Pubic Hair – Do We Want It There?

Are we seeing a resurgence of the lady bush? Jessica Martin investigates whether it’s a passing trend, or something more.

When the controversy-courting clothing chain American Apparel adorned mannequins in one of their New York stores with full sets of pubic hair earlier this year, eyebrows raised and jaws dropped. But amid the shock, a serious question was also asked: Is the gold or silver bodysuit more flattering? No, no, wait, that’s not it. The question was: Is the bush back?

In Praise Of Pubes
Cameron Diaz certainly hopes so. In her recently released health and lifestyle book, The Body Book, the 41-year-old star pens a section called “In Praise Of Pubes”, encouraging us lady folk to keep our pubic hair in its natural state. Lady Gaga’s also a fan of hair down there, showing off her trimmed bush on the cover of Candy mag late last year.

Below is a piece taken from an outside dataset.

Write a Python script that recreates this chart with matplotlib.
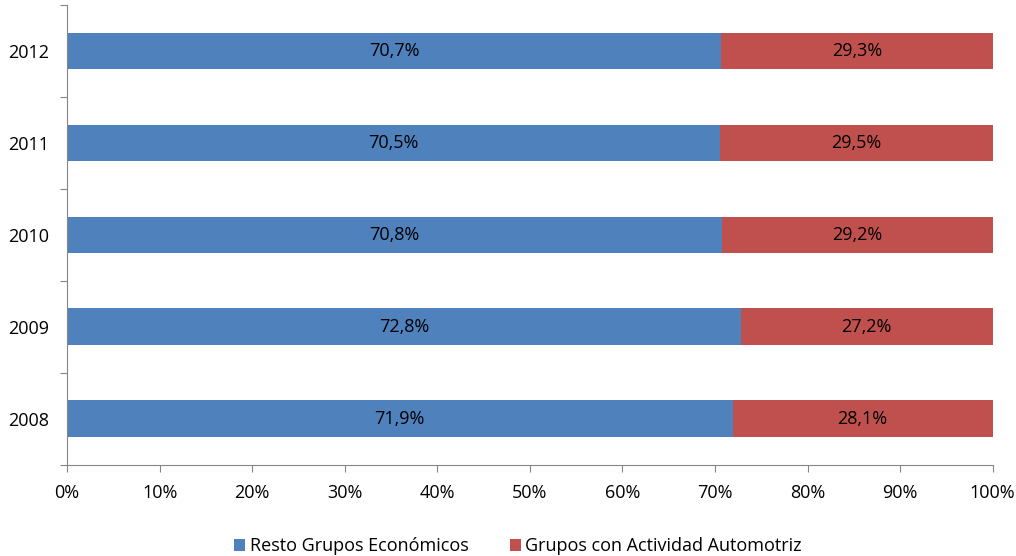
import matplotlib.pyplot as plt
import numpy as np
from matplotlib.ticker import FixedLocator, FuncFormatter

years = ["2008", "2009", "2010", "2011", "2012"]
resto = [71.9, 72.8, 70.8, 70.5, 70.7]
automotriz = [28.1, 27.2, 29.2, 29.5, 29.3]
series_names = ["Resto Grupos Económicos", "Grupos con Actividad Automotriz"]

plt.rcParams["font.family"] = ["Open Sans", "DejaVu Sans"]
plt.rcParams["font.size"] = 13

fig = plt.figure(figsize=(10.16, 5.56), dpi=100)
ax = fig.add_axes([0.066, 0.164, 0.911, 0.827])

y = np.arange(len(years))
b1 = ax.barh(y, resto, height=0.4, color="#4F81BD", label=series_names[0])
b2 = ax.barh(y, automotriz, left=resto, height=0.4, color="#C0504D", label=series_names[1])

fmt = lambda v: f"{v:.1f}%".replace(".", ",")
ax.bar_label(b1, labels=[fmt(v) for v in resto], label_type="center", color="black")
ax.bar_label(b2, labels=[fmt(v) for v in automotriz], label_type="center", color="black")

ax.set_xlim(0, 100)
ax.set_ylim(-0.5, len(years) - 0.5)
ax.set_xticks(np.arange(0, 101, 10))
ax.xaxis.set_major_formatter(FuncFormatter(lambda v, p: f"{v:.0f}%"))

# category labels centered, ticks at the boundaries
ax.yaxis.set_major_locator(FixedLocator(np.arange(-0.5, len(years), 1.0)))
ax.yaxis.set_major_formatter(FuncFormatter(lambda v, p: ""))
ax.yaxis.set_minor_locator(FixedLocator(y))
ax.set_yticklabels(years, minor=True)
ax.tick_params(axis="y", which="minor", length=0, pad=13)
ax.tick_params(axis="y", which="major", length=5, color="#868686")
ax.tick_params(axis="x", length=5, color="#868686", pad=9)

for side in ["top", "right"]:
    ax.spines[side].set_visible(False)
for side in ["left", "bottom"]:
    ax.spines[side].set_color("#868686")

fig.legend(handles=[b1, b2], loc="lower center", ncol=2, frameon=False,
           bbox_to_anchor=(0.51, -0.028), handlelength=0.6, handleheight=0.6,
           handletextpad=0.25, columnspacing=2.3)

fig.savefig("out.png", dpi=100)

And it’s not just celebs who are pro-pubes. A recent study from the UK found just over 50 per cent of women don’t groom their pubic hair at all, and only 28 out of the 101 women photographed for Australian art exhibition and coffee table book, 101 Vagina, were near or completely hairless.   

So, is this it? The death of the vajay-jay wax once and for all? Maybe. Or not – the choice is obviously yours. But while this recent au naturel trend may seem like a pretty trivial topic on the surface, it opens up a bigger conversation about gender stereotypes, society’s ideas on what it means to be feminine and, before you stop reading because it feels a lot like porn. 

Censoring Normal
While those in the porn and sex industries might be encouraged or even obliged to be hair-free, the rest of us only need to please ourselves when it comes to pubes. And although images of fully bare vaginas are deemed acceptable, hairy ones aren’t – as hugely popular 21-year-old photographer Petra Collins found out the hard way.

In October last year, the Canadian’s Instagram account was deleted after she posted a pic of her unshaven bikini line in a pair of swimmers. In an essay she wrote for Oyster magazine afterwards, Collins wrote, “I did nothing that violated [Instagram’s] terms of use. No nudity, violence, pornography, unlawful, hateful, or infringing imagery. What I did have was an image of my body that didn’t meet society’s standard of ‘femininity’.”

Collins continued, “The deletion of my account felt like a physical act, like the public coming at me with a razor, sticking their finger down my throat, forcing me to cover up, forcing me to succumb to society’s image of beauty… These very real pressures we face every day can turn into literal censorship.”

It’s a scary thought considering that we live in the free world, and shouldn’t be shamed by society about the decisions we make for the state of our own bodies. Especially when that state is, you know, 100 per cent natural.

The non-diversity of images in pornography and beyond, as well as anecdotal evidence that guys prefer women with a clean-shaven vagina, makes many of us feel like we don’t actually have a choice when it comes to our personal grooming habits.

It’s become a serious case of “be rid of your down-there hair or be ridiculed”. However, what you do to your body is absolutely your choice and, short-lived fad or not, a so-called bush resurgence will help those women who choose not to remove their pubic hair feel less like a freak for their decision.

While porn hacked away at its foliage like a Tasmanian logger, the business crawled out from under its stone, diving headfirst into the mainstream. Men’s mags like FHM and Maxim became publishing hits by watering down the legs-akimbo, intimate-bits-and-all shoots usually found in hardcore titles. The internet bypassed the seedy sex shop and brought YouTube-style movie clips straight to our laptops.

Bush may not be back. But thanks to a U-turn by the porn industry, mass extinction may have been avoided.